But in his "Christian Baptist," which began July 4, 1823, his views of the need of reformation were more fully exposed; and as these gained ground by the pleading of various ministers of the Baptist denomination, a party in opposition began to exert itself, and to oppose the spread of what they were pleased to call heterodoxy. But not till after great numbers began to act upon these principles, was there any attempt towards separation. After the Mahoning association appointed Mr. Walter Scott an Evangelist, in the year 1827, and when great numbers began to be immersed into Christ, under his labors, and new churches began to be erected by him and other laborers in the field, did the Baptist associations begin to declare non-fellowship with the brethren of the reformation. Thus by constraint, not of choice, they were obliged to form societies out of those communities that split upon the ground of adherence to the apostles' doctrine. The distinguishing characteristics of their views and practices are the following:

They regard all the sects and parties of the Christian world as having, in greater or less degrees, departed from the simplicity of faith and manners of the first Christians, and as forming what the apostle Paul calls "the apostasy." This defection they attribute to the great varieties of speculation and metaphysical dogmatism of the countless creeds, formularies, liturgies, and books of discipline adopted and inculcated as bonds of union and platforms of communion in all the parties which have sprung from the Lutheran reformation. The effects of these synodical covenants, conventional articles of belief, and rules of ecclesiastical polity, has been the introduction of a new nomenclature, a human vocabulary of religious words, phrases and technicalities, which has displaced the style of the living oracles, and affixed to the sacred diction ideas wholly unknown to the apostles of Christ.

To remedy and obviate these aberrations, they propose to ascertain from the holy Scriptures, according to the commonly-received and well-established rules of interpretation, the ideas attached to the leading terms and sentences found in the holy Scriptures, and then to use the words of the Holy Spirit in the apostolic acceptation of them.

By thus expressing the ideas communicated by the Holy Spirit, in the terms and phrases learned from the apostles, and by avoiding the artificial and technical language of scholastic theology, they propose to restore a pure speech to the household of faith; and by accustoming the family of God to use the language and dialect of the heavenly Father, they expect to promote the sanctification of one another through the truth, and to terminate those discords and debates which have always originated from the words which man's wisdom teaches, and from a reverential regard and esteem for the style of the great masters of polemic divinity; believing that

speaking the same things in the same style, is the only certain way to thinking the same things.

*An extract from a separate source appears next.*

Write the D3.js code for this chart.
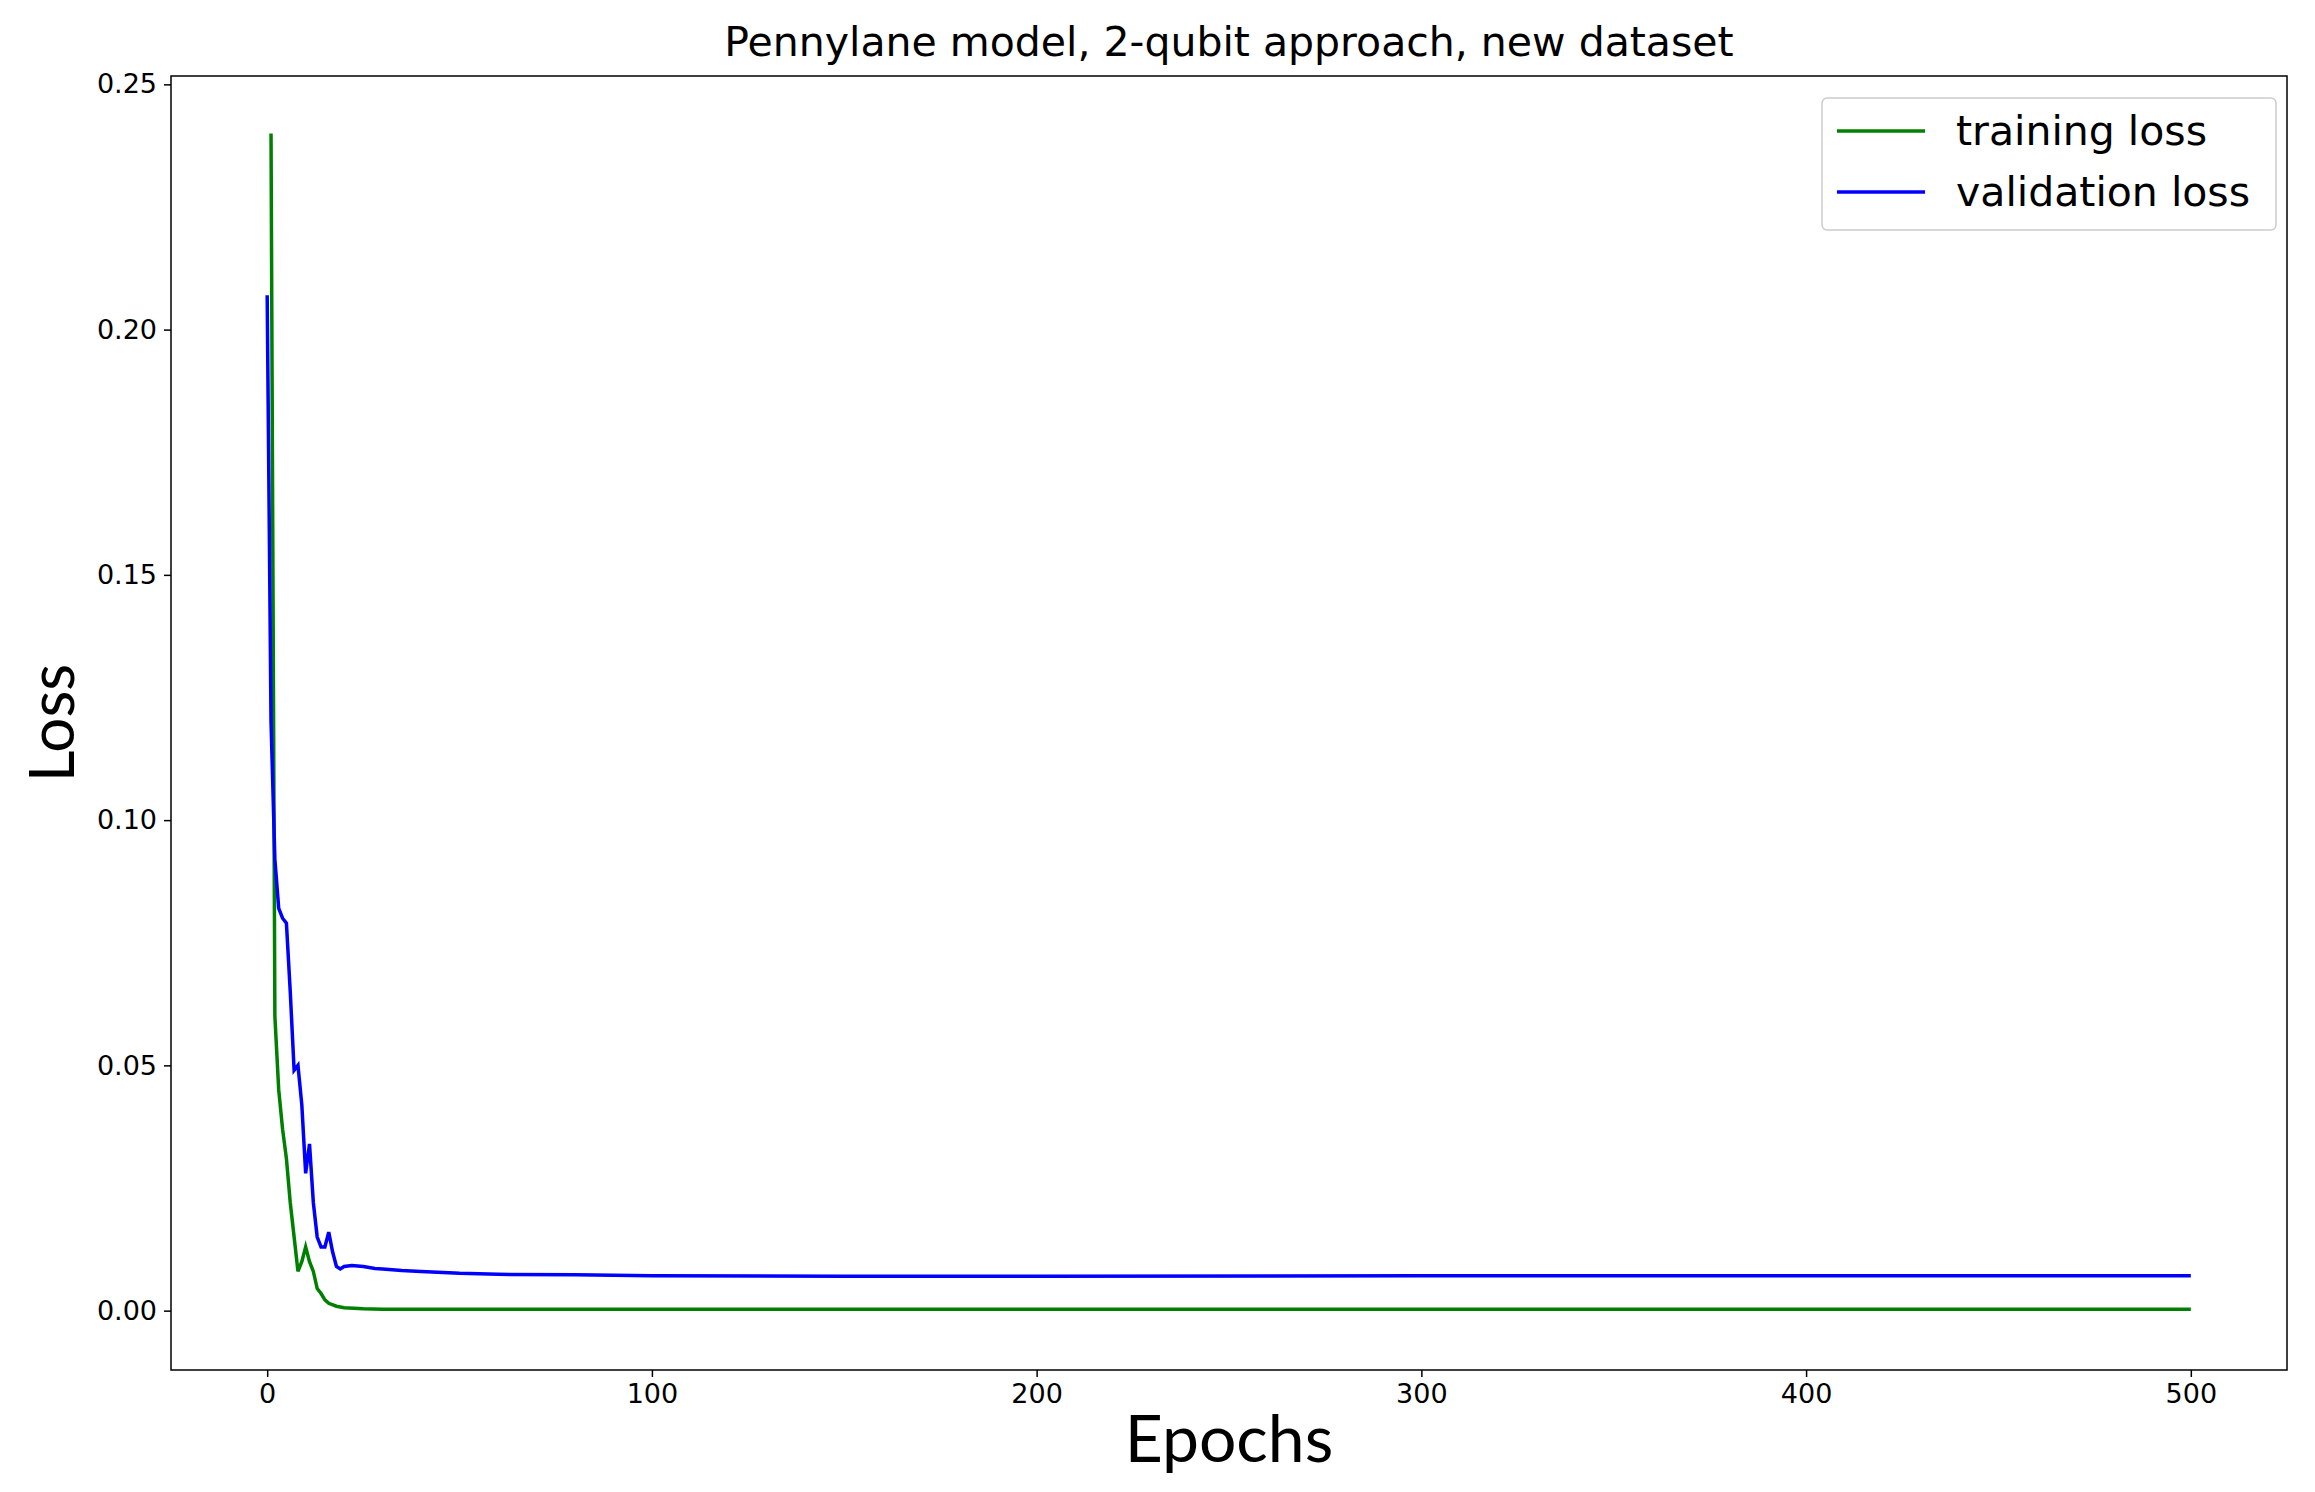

They make a very marked difference between faith and opinion; between the testimony of God and the reasonings of men; the words of the Spirit and human inferences. Faith in the testimony of God, and obedience to the commandments of Jesus are their bond of union; and not an agreement in any abstract views or opinions upon what is written or spoken by divine authority. Hence all the speculations, questions, debates of words, and abstract reasonings found in human creeds, have no place in their religious fellowship. Regarding Calvinism and Arminianism, Trinitarianism and Unitarianism, and all the opposing theories of religious sectaries, as extremes begotten by each other, they cautiously avoid them, as equi-distant from the simplicity and practical tendency of the promises and precepts, of the doctrine and facts, of the exhortations and precedents of the Christian institution.

They look for unity of spirit and the bonds of peace in the practical acknowledgement of one faith, one Lord, one immersion, one hope, one body, one Spirit, one God and Father of all; not in unity of opinions, nor in unity of forms, ceremonies, or modes of worship.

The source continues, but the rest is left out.